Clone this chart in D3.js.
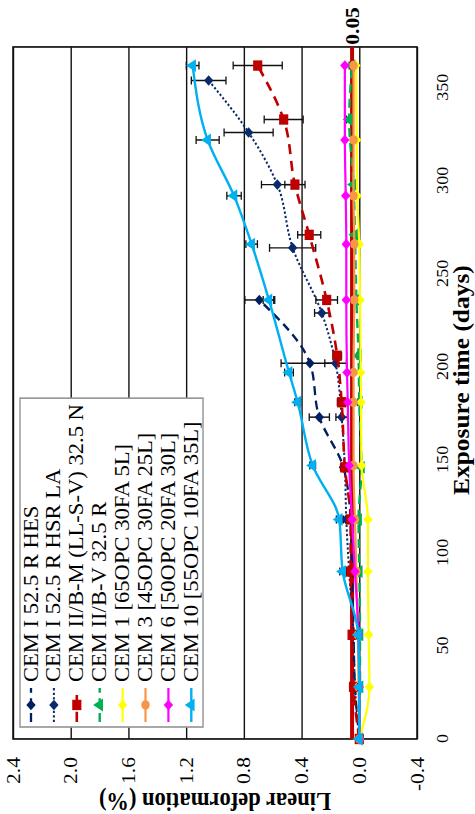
<!DOCTYPE html>
<html lang="en">
<head>
<meta charset="UTF-8">
<title>Linear deformation vs exposure time</title>
<script src="https://d3js.org/d3.v7.min.js"></script>
<style>
  body { margin: 0; background: #fff; }
  svg { display: block; }
  text { font-family: "Liberation Serif", "Times New Roman", serif; fill: #000; }
</style>
</head>
<body>
<svg id="chart" width="475" height="814"></svg>
<script>
// values (days, % deformation, +/- error)
const seriesNames = ["CEM I 52.5 R HES", "CEM I 52.5 R HSR LA", "CEM II/B-M (LL-S-V) 32.5 N", "CEM II/B-V 32.5 R",
  "CEM 1 [65OPC 30FA 5L]", "CEM 3 [45OPC 30FA 25L]", "CEM 6 [50OPC 20FA 30L]", "CEM 10 [55OPC 10FA 35L]"];

const hesDays = [0, 28, 56, 90, 118, 146, 173, 202, 236];
const hesVals = [0, 0.03, 0.04, 0.05, 0.06, 0.11, 0.277, 0.342, 0.693];
const hesErr  = [0, 0.01, 0.01, 0.01, 0.02, 0.02, 0.07, 0.2, 0.1];

const hsrDays = [0, 28, 56, 90, 118, 146, 173, 202, 229, 264, 298, 326, 354];
const hsrVals = [0, 0.03, 0.04, 0.07, 0.09, 0.10, 0.122, 0.164, 0.26, 0.462, 0.568, 0.767, 1.044];
const hsrErr  = [0, 0.01, 0.01, 0.02, 0.02, 0.02, 0.04, 0.075, 0.05, 0.16, 0.11, 0.17, 0.12];

const bmDays = [0, 28, 56, 90, 118, 146, 181, 206, 236, 271, 298, 333, 362];
const bmVals = [0, 0.04, 0.05, 0.06, 0.06, 0.10, 0.122, 0.153, 0.226, 0.347, 0.446, 0.524, 0.704];
const bmErr  = [0, 0.01, 0.01, 0.02, 0.02, 0.02, 0.03, 0.03, 0.075, 0.08, 0.07, 0.135, 0.17];

const bvDays = [0, 28, 56, 90, 118, 146, 181, 206, 236, 271, 298, 333, 362];
const bvVals = [0, -0.005, -0.005, 0.0, 0.005, -0.015, 0.0, 0.005, 0.02, 0.03, 0.04, 0.07, 0.05];
const bvErr  = [0, 0.005, 0.005, 0.01, 0.01, 0.01, 0.01, 0.01, 0.01, 0.01, 0.01, 0.02, 0.02];

const cemDays   = [0, 28, 56, 90, 118, 147, 181, 197, 236, 266, 292, 322, 362];
const cem1Vals  = [0, -0.07, -0.065, -0.06, -0.06, -0.016, -0.012, -0.01, -0.005, 0.0, 0.014, 0.018, 0.023];
const cem3Vals  = [0, 0.005, 0.01, 0.02, 0.03, 0.04, 0.04, 0.04, 0.035, 0.035, 0.04, 0.04, 0.04];
const cem6Vals  = [0, 0.0, 0.005, 0.03, 0.05, 0.07, 0.08, 0.085, 0.09, 0.09, 0.094, 0.10, 0.10];
const cem10Vals = [0, 0.0, 0.007, 0.115, 0.139, 0.323, 0.427, 0.487, 0.626, 0.746, 0.868, 1.051, 1.155];
const cem10Err  = [0, 0.01, 0.01, 0.02, 0.02, 0.02, 0.02, 0.03, 0.04, 0.04, 0.05, 0.08, 0.044];

const dayTicks = [0, 50, 100, 150, 200, 250, 300, 350];
const valTicks = [-0.4, 0.0, 0.4, 0.8, 1.2, 1.6, 2.0, 2.4];
const threshold = 0.05;

// chart is drawn upright in a "logical" frame, then turned 90deg ccw (and stretched a bit like the source image)
const stretch = 1.13;
const x0 = 66.4, x1 = 678.8, y0 = 13, y1 = 417;

const svg = d3.select("#chart");
const g = svg.append("g")
    .attr("transform", `translate(0,814) rotate(-90) scale(${stretch},1)`);

const x = d3.scaleLinear().domain([0, 372]).range([x0, x1]);
const y = d3.scaleLinear().domain([-0.4, 2.4]).range([y1, y0]);

// gridlines
const grid = g.append("g")
    .attr("transform", `translate(${x0},0)`)
    .call(d3.axisLeft(y).tickValues(valTicks).tickSize(-(x1 - x0)).tickFormat(""));
grid.select(".domain").remove();
grid.selectAll("line").attr("stroke", "#111").attr("stroke-width", 1.4);

g.append("rect")
    .attr("x", x0).attr("y", y0)
    .attr("width", x1 - x0).attr("height", y1 - y0)
    .attr("fill", "none").attr("stroke", "#111").attr("stroke-width", 1.5);

// value axis labels
const yAxis = g.append("g")
    .attr("transform", `translate(${x0},0)`)
    .call(d3.axisLeft(y).tickValues(valTicks).tickSize(0).tickPadding(16).tickFormat(d => d.toFixed(1)));
yAxis.select(".domain").remove();
yAxis.selectAll("text").style("font-size", "19px").style("font-family", "Liberation Serif").attr("fill", "#000");

// day axis labels
const xAxis = g.append("g")
    .attr("transform", `translate(0,${y1})`)
    .call(d3.axisBottom(x).tickValues(dayTicks).tickSize(0).tickPadding(20));
xAxis.select(".domain").remove();
xAxis.selectAll("text").style("font-size", "16px").style("font-family", "Liberation Serif").attr("fill", "#000");

g.append("text")
    .attr("x", 384).attr("y", 469)
    .attr("text-anchor", "middle")
    .style("font-size", "22.5px").style("font-weight", "bold")
    .text("Exposure time (days)");

g.append("text")
    .attr("transform", `translate(18.6,${(y0 + y1) / 2}) rotate(-90)`)
    .attr("text-anchor", "middle")
    .style("font-size", "22.5px").style("font-weight", "bold")
    .text("Linear deformation (%)");

// 0.05 limit line
g.append("line")
    .attr("x1", x(0)).attr("x2", x1)
    .attr("y1", y(threshold)).attr("y2", y(threshold))
    .attr("stroke", "#c00000").attr("stroke-width", 4);
g.append("text")
    .attr("x", x1 + 2).attr("y", y(threshold) + 6.5)
    .style("font-size", "19px").style("font-weight", "bold")
    .attr("fill", "#d00000")
    .text("0.05");

// series
const mk = (days, vals, err) => days.map((d, i) => ({ day: d, val: vals[i], err: err ? err[i] : 0 }));
const series = [
    { name: seriesNames[0], pts: mk(hesDays, hesVals, hesErr), color: "#002060", dash: "8,5", w: 2.3, sym: "diamond" },
    { name: seriesNames[1], pts: mk(hsrDays, hsrVals, hsrErr), color: "#0a2a6e", dash: "2,2", w: 2, sym: "diamond" },
    { name: seriesNames[2], pts: mk(bmDays, bmVals, bmErr), color: "#c00000", dash: "9,6", w: 2.6, sym: "square" },
    { name: seriesNames[3], pts: mk(bvDays, bvVals, bvErr), color: "#00b050", dash: "8,5", w: 2.4, sym: "triangle" },
    { name: seriesNames[4], pts: mk(cemDays, cem1Vals), color: "#ffff00", dash: null, w: 2.2, sym: "diamond" },
    { name: seriesNames[5], pts: mk(cemDays, cem3Vals), color: "#f79646", dash: null, w: 2.2, sym: "circle" },
    { name: seriesNames[6], pts: mk(cemDays, cem6Vals), color: "#ff00ff", dash: null, w: 2.2, sym: "diamond" },
    { name: seriesNames[7], pts: mk(cemDays, cem10Vals, cem10Err), color: "#00b0f0", dash: null, w: 2.4, sym: "triangle" }
];

const symbolPath = {
    diamond: d3.symbol(d3.symbolSquare, 44)(),
    square: d3.symbol(d3.symbolSquare, 84)(),
    triangle: d3.symbol(d3.symbolTriangle, 56)(),
    circle: d3.symbol(d3.symbolCircle, 56)()
};
const symRot = s => s === "diamond" ? " rotate(45)" : "";

const line = d3.line().x(d => x(d.day)).y(d => y(d.val)).curve(d3.curveMonotoneX);

series.forEach(s => {
    const sg = g.append("g");
    sg.append("path")
        .attr("d", line(s.pts))
        .attr("fill", "none")
        .attr("stroke", s.color)
        .attr("stroke-width", s.w)
        .attr("stroke-dasharray", s.dash);

    // error bars
    const eb = sg.selectAll(".err").data(s.pts.filter(p => p.err > 0)).enter().append("g")
        .attr("stroke", "#111").attr("stroke-width", 1.3);
    eb.append("line")
        .attr("x1", d => x(d.day)).attr("x2", d => x(d.day))
        .attr("y1", d => y(d.val - d.err)).attr("y2", d => y(d.val + d.err));
    [-1, 1].forEach(k => {
        eb.append("line")
            .attr("x1", d => x(d.day) - 3.5).attr("x2", d => x(d.day) + 3.5)
            .attr("y1", d => y(d.val + k * d.err)).attr("y2", d => y(d.val + k * d.err));
    });

    sg.selectAll(".pt").data(s.pts).enter().append("path")
        .attr("d", symbolPath[s.sym])
        .attr("transform", d => `translate(${x(d.day)},${y(d.val)})${symRot(s.sym)}`)
        .attr("fill", s.color);
});

// legend
const legend = g.append("g");
const lgX = 77, lgW = 291, textX = 116.8;
legend.append("rect")
    .attr("x", lgX).attr("y", 20).attr("width", lgW).attr("height", 183)
    .attr("fill", "#fff").attr("stroke", "#999").attr("stroke-width", 1.5);
const rowY = d3.scalePoint().domain(seriesNames).range([31, 191.3]);
series.forEach(s => {
    const ry = rowY(s.name);
    legend.append("line")
        .attr("x1", 81.4).attr("x2", 111.5).attr("y1", ry).attr("y2", ry)
        .attr("stroke", s.color).attr("stroke-width", s.w)
        .attr("stroke-dasharray", s.dash);
    legend.append("path")
        .attr("d", symbolPath[s.sym])
        .attr("transform", `translate(96.5,${ry})${symRot(s.sym)}`)
        .attr("fill", s.color);
    legend.append("text")
        .attr("class", "lg-text")
        .attr("x", textX).attr("y", ry).attr("dy", "0.33em")
        .style("font-size", "20px")
        .text(s.name);
});

// keep the longest entry inside the box, as in the source
const room = lgX + lgW - textX - 3;
const longest = d3.max(legend.selectAll(".lg-text").nodes(), n => n.getComputedTextLength());
if (longest > room) {
    legend.selectAll(".lg-text").style("font-size", (20 * room / longest).toFixed(2) + "px");
}
</script>
</body>
</html>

____________

> [Written request] Reproduce the material above exactly, first line through the line that contains "0.11, 0.17, 0.12];", minus the pictures.

> [Solution for this task]
Clone this chart in D3.js.
<!DOCTYPE html>
<html lang="en">
<head>
<meta charset="UTF-8">
<title>Linear deformation vs exposure time</title>
<script src="https://d3js.org/d3.v7.min.js"></script>
<style>
  body { margin: 0; background: #fff; }
  svg { display: block; }
  text { font-family: "Liberation Serif", "Times New Roman", serif; fill: #000; }
</style>
</head>
<body>
<svg id="chart" width="475" height="814"></svg>
<script>
// values (days, % deformation, +/- error)
const seriesNames = ["CEM I 52.5 R HES", "CEM I 52.5 R HSR LA", "CEM II/B-M (LL-S-V) 32.5 N", "CEM II/B-V 32.5 R",
  "CEM 1 [65OPC 30FA 5L]", "CEM 3 [45OPC 30FA 25L]", "CEM 6 [50OPC 20FA 30L]", "CEM 10 [55OPC 10FA 35L]"];

const hesDays = [0, 28, 56, 90, 118, 146, 173, 202, 236];
const hesVals = [0, 0.03, 0.04, 0.05, 0.06, 0.11, 0.277, 0.342, 0.693];
const hesErr  = [0, 0.01, 0.01, 0.01, 0.02, 0.02, 0.07, 0.2, 0.1];

const hsrDays = [0, 28, 56, 90, 118, 146, 173, 202, 229, 264, 298, 326, 354];
const hsrVals = [0, 0.03, 0.04, 0.07, 0.09, 0.10, 0.122, 0.164, 0.26, 0.462, 0.568, 0.767, 1.044];
const hsrErr  = [0, 0.01, 0.01, 0.02, 0.02, 0.02, 0.04, 0.075, 0.05, 0.16, 0.11, 0.17, 0.12];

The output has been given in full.